Countless art lovers are captivated by the enigmatic artists Rembrandt van Rijn, Yayoi Kusama, and David Hockney. To cut through the mystery and gain an appreciation and understanding of these masters, one must visit the cities that nurtured their talents. Each city is a joy to visit in its own right; add in these stops and you’ll come away with a newfound artistic education covering some of the art world’s biggest names.
Lifelong devotees make pilgrimages to the following destinations to further develop their appreciation of their favorite artists:
Rembrandt, who was born in 1606 in Leiden, went on to spend most of his career in Amsterdam. After first achieving success as a portrait painter, he and his wife, Saskia van Uylenburgh, moved into a stately home in the city, which has been transformed into the Museum het Rembrandthuis (Rembrandt House Museum). The house, which has been reconstructed to show how it would have looked in Rembrandt’s days, is attached to a modern building that displays a treasure trove of his works.

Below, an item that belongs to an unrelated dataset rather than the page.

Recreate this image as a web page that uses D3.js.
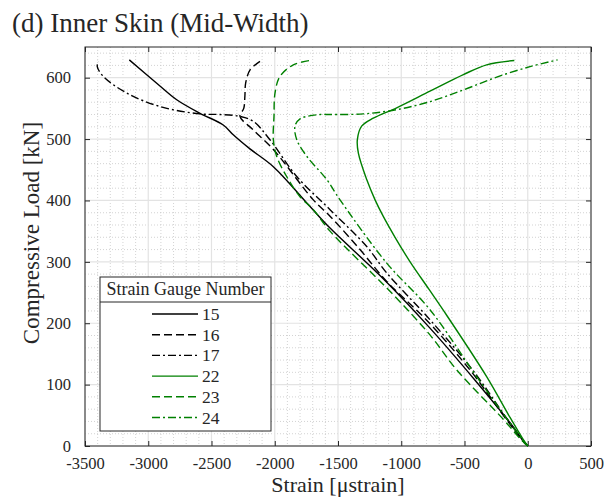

The most notable collection of Rembrandt’s work can be found at Amsterdam’s beloved Rijksmuseum, where crowds regularly gather to revel in the presence of De Nachtwacht (The Night Watch) and Het Joodse Bruidje (The Jewish Bride). De Nachtwacht, his most famous work, was actually painted on the first floor of what is now the Hotel NH Collection Amsterdam Doelen, one of the city’s oldest hotels.
Amsterdammers and visitors alike often flood the city’s Rembrandtplein—originally known as the Botermarkt (Butter Market) in 1668—to eat and drink the night away under the watchful eye of a cast-iron statue of Rembrandt.
The Oude Kerk (Old Church)—Amsterdam’s oldest building and oldest parish church, founded circa 1213—was the site of Rembrandt’s wedding to Saskia, who was later buried there.